HCT116, H1 and mES cell IZs were grouped by replication timing by splitting the corresponding Repli-seq data into quartiles. Matching random regions were generated by shuffling the IZs regions within their respective replication timing quartile using bedtools. Insulation score at IZs and random regions were computed by extracting the minimum insulation score in each IZ or random region using bedtools. Accessibility at IZs and random region was computed by extracting the total ATAC–seq signal at each IZ or random region using bedtools. H1 cell RNA-seq data were processed by mapping reads on hg38 using Hisat2, filtering for quality using samtools and computing the coverage using bedtools. Expression at IZs and random regions was computed by extracting the total RNA-seq coverage (adding plus and minus strands for the H1 cell RNA-seq) at each IZ or random region using bedtools. The H1 cell CUT&Run chromatin marks dataset was processed by trimming adaptors using cutadapt, locally mapping the reads using bowtie2, filtering for quality, removing duplicates and ENCODE blacklisted regions using samtools and computing the coverage using deeptools. The average chromatin marks at IZs and a random region were computed using HOMER on a 1 Mb region centred on each IZ centre. Figures were plotted using R.

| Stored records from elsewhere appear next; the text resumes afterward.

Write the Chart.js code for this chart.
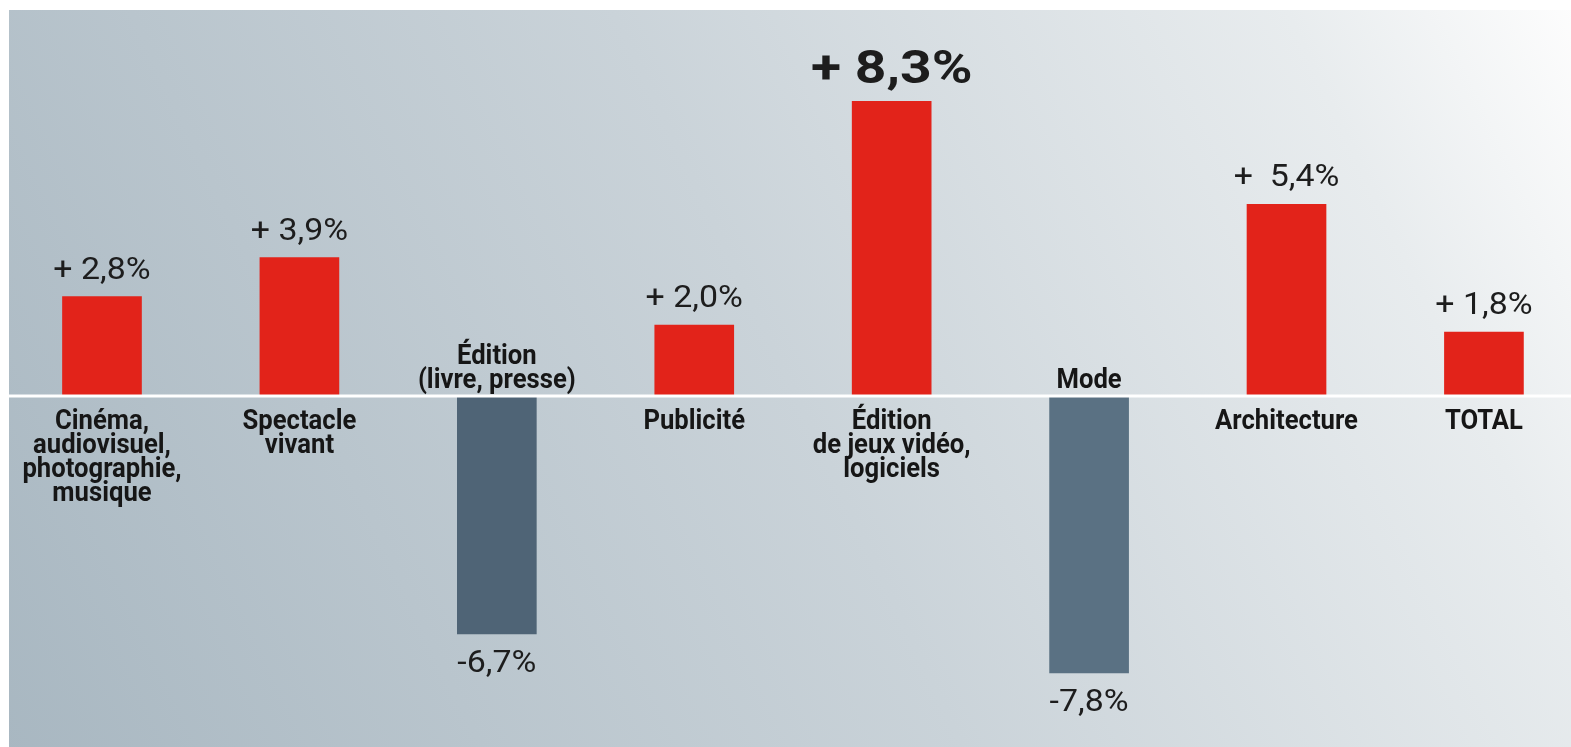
<!DOCTYPE html>
<html><head><meta charset="utf-8">
<script src="https://cdn.jsdelivr.net/npm/chart.js@4"></script>
<style>
html,body{margin:0;padding:0;background:#fff;overflow:hidden}
#wrap{position:absolute;left:0;top:0;width:1571px;height:747px}
</style></head><body>
<div id="wrap"><canvas id="c" width="1571" height="747"></canvas></div>
<script>
// ---- data ----
const categories = [
  ["Cinéma,", "audiovisuel,", "photographie,", "musique"],
  ["Spectacle", "vivant"],
  ["Édition", "(livre, presse)"],
  ["Publicité"],
  ["Édition", "de jeux vidéo,", "logiciels"],
  ["Mode"],
  ["Architecture"],
  ["TOTAL"]
];
const values = [2.8, 3.9, -6.7, 2.0, 8.3, -7.8, 5.4, 1.8];
const valueLabels = ["+ 2,8%", "+ 3,9%", "-6,7%", "+ 2,0%", "+ 8,3%", "-7,8%", "+  5,4%", "+ 1,8%"];
const barColors = ["#e2231a", "#e2231a", "#4f6476", "#e2231a", "#e2231a", "#5a7183", "#e2231a", "#e2231a"];
const highlightIndex = 4;

// ---- plugins ----
const bgPlugin = {
  id: 'bg',
  beforeDraw(chart) {
    const ctx = chart.ctx, w = chart.width, h = chart.height;
    ctx.save();
    ctx.fillStyle = '#ffffff';
    ctx.fillRect(0, 0, w, h);
    const g = ctx.createLinearGradient(0, h, w, 0);
    g.addColorStop(0, '#a8b7c1');
    g.addColorStop(0.5, '#cad3d9');
    g.addColorStop(0.85, '#e8ecee');
    g.addColorStop(1, '#fdfdfd');
    ctx.fillStyle = g;
    ctx.fillRect(9, 10, w - 9, h - 10);
    ctx.restore();
  }
};

function condensed(ctx, text, x, y, sx) {
  ctx.save();
  ctx.translate(x, y);
  ctx.scale(sx, 1);
  ctx.fillText(text, 0, 0);
  ctx.restore();
}

const labelPlugin = {
  id: 'labels',
  afterDatasetsDraw(chart) {
    const ctx = chart.ctx;
    const meta = chart.getDatasetMeta(0);
    const y0 = chart.scales.y.getPixelForValue(0);
    ctx.save();
    ctx.fillStyle = '#ffffff';
    ctx.fillRect(9, y0 - 1.5, chart.width - 9, 3);
    ctx.textAlign = 'center';
    ctx.textBaseline = 'alphabetic';
    meta.data.forEach((bar, i) => {
      const v = values[i];
      const x = bar.x;
      ctx.fillStyle = '#1d1d1d';
      if (i === highlightIndex) {
        ctx.font = 'bold 46px Roboto';
        condensed(ctx, valueLabels[i], x, bar.y - 18, 1.2);
      } else {
        ctx.font = '32px Roboto';
        if (v >= 0) condensed(ctx, valueLabels[i], x, bar.y - 18, 1.06);
        else condensed(ctx, valueLabels[i], x, bar.y + 38, 1.06);
      }
      ctx.fillStyle = '#161616';
      ctx.font = 'bold 27px Roboto';
      const lines = categories[i];
      if (v >= 0) {
        lines.forEach((l, k) => condensed(ctx, l, x, y0 + 33 + k * 24, 0.95));
      } else {
        lines.forEach((l, k) => condensed(ctx, l, x, y0 - 8 - (lines.length - 1 - k) * 24, 0.95));
      }
    });
    ctx.restore();
  }
};

new Chart(document.getElementById('c'), {
  type: 'bar',
  data: {
    datasets: [{
      data: values.map((v, i) => ({ x: i, y: v })),
      backgroundColor: barColors,
      borderWidth: 0,
      barThickness: 79
    }]
  },
  options: {
    responsive: false,
    animation: false,
    layout: { padding: 0 },
    plugins: { legend: { display: false }, tooltip: { enabled: false } },
    scales: {
      x: { type: 'linear', min: -0.5166, max: 7.441, offset: false, display: false },
      y: { min: -9.887, max: 11.155, display: false }
    }
  },
  plugins: [bgPlugin, labelPlugin]
});
</script>
</body></html>
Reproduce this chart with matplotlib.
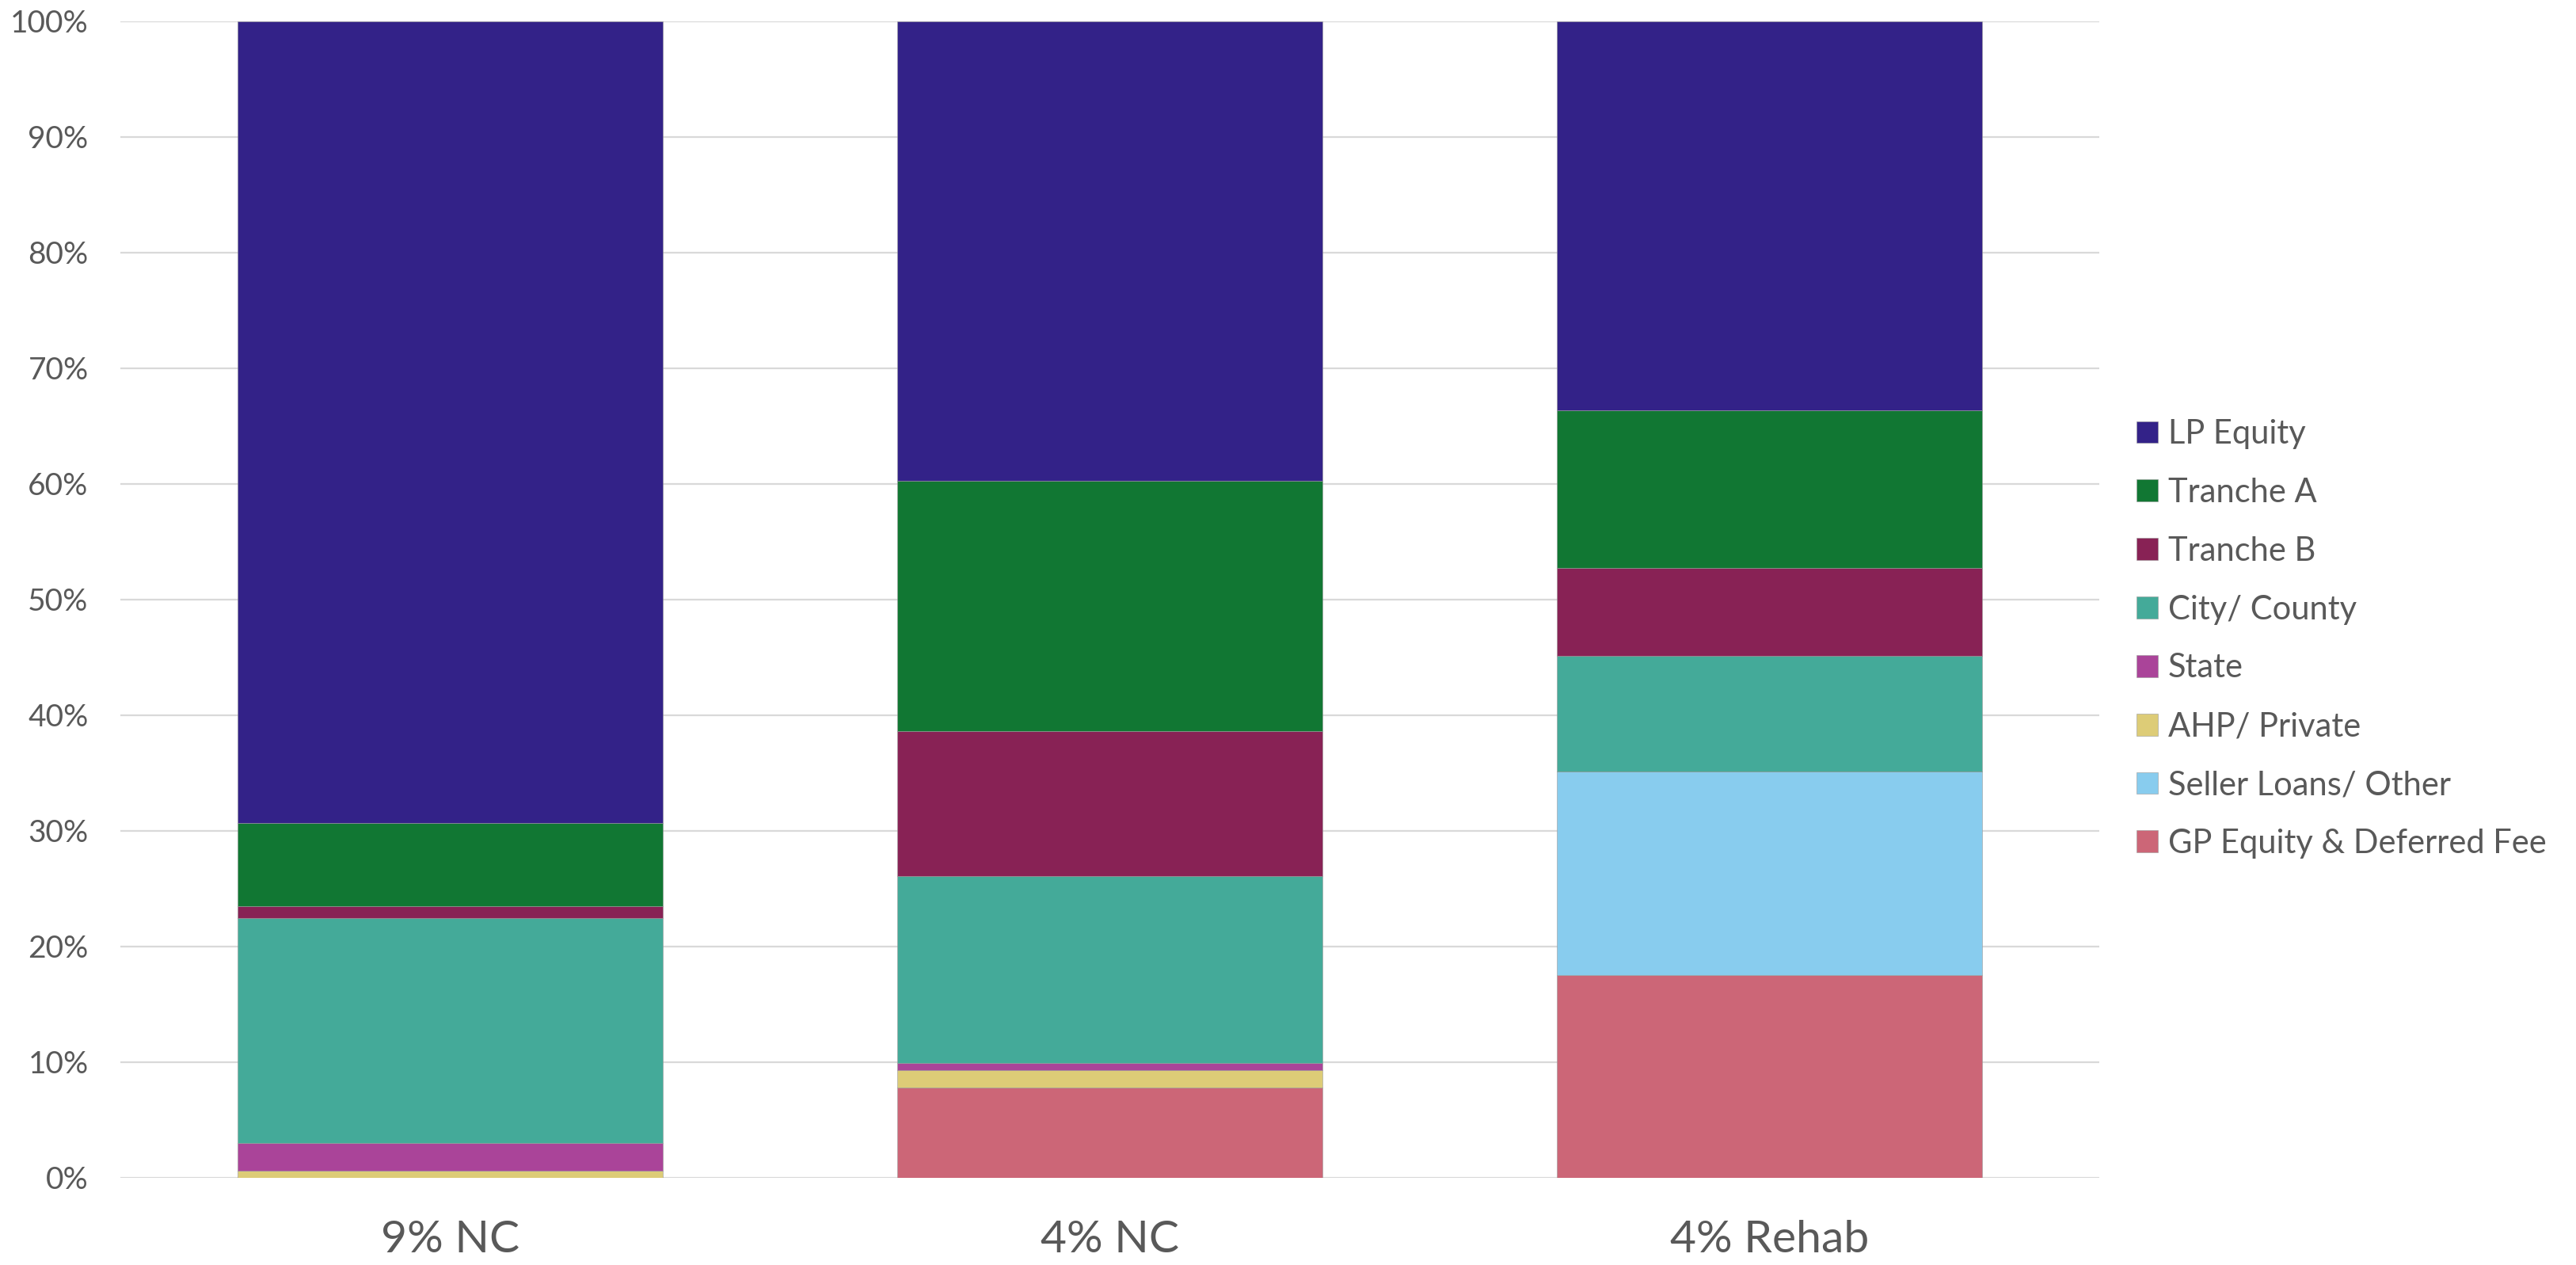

Methods for predicting Hi-C maps from sequence (Akita)

Two convolutional neural network models with the Akita architecture124 were trained, one on H1 cells and one on HFFc6 Micro-C data. Micro-C data were downloaded from the 4D Nucleome data portal156 and processed as previously described124. The coordinates of the deletion at the TAL1 locus with experimentally verified changes on genome folding was obtained from a previous study157. The deletion was centred and systematically extended on both sides to get the input sequence for Akita (220 bp).

FIMO158 was used to scan the human genome (hg38) to identify the potential binding sites (P < 1 × 10−5) of cell-type-specific TFs POU2F1–SOX2 (MA1962.1) and FOSL1–JUND (MA1142.1) using their annotations in the JASPAR database159. TAD boundaries in the Micro-C datasets at 5-kb resolution were downloaded from the 4D Nucleome data portal. The ones that were not shared between the cell types (no boundary in the other cell type within 20 kb) were identified as cell-type-specific TAD boundaries. The binding sites overlapping cell-type-specific TAD boundaries of each cell type were extracted using bedtools160. In silico mutagenesis was performed on the resulting binding sites by replacing the motifs with random sequences to evaluate their effects on predicted genome folding. Motif logos were visualized using the contribution scores of the motifs, which were computed by DeepExplainer (DeepSHAP implementation of DeepLIFT)128,161.

Reporting summary

Further information on research design is available in the Nature Portfolio Reporting Summary linked to this article.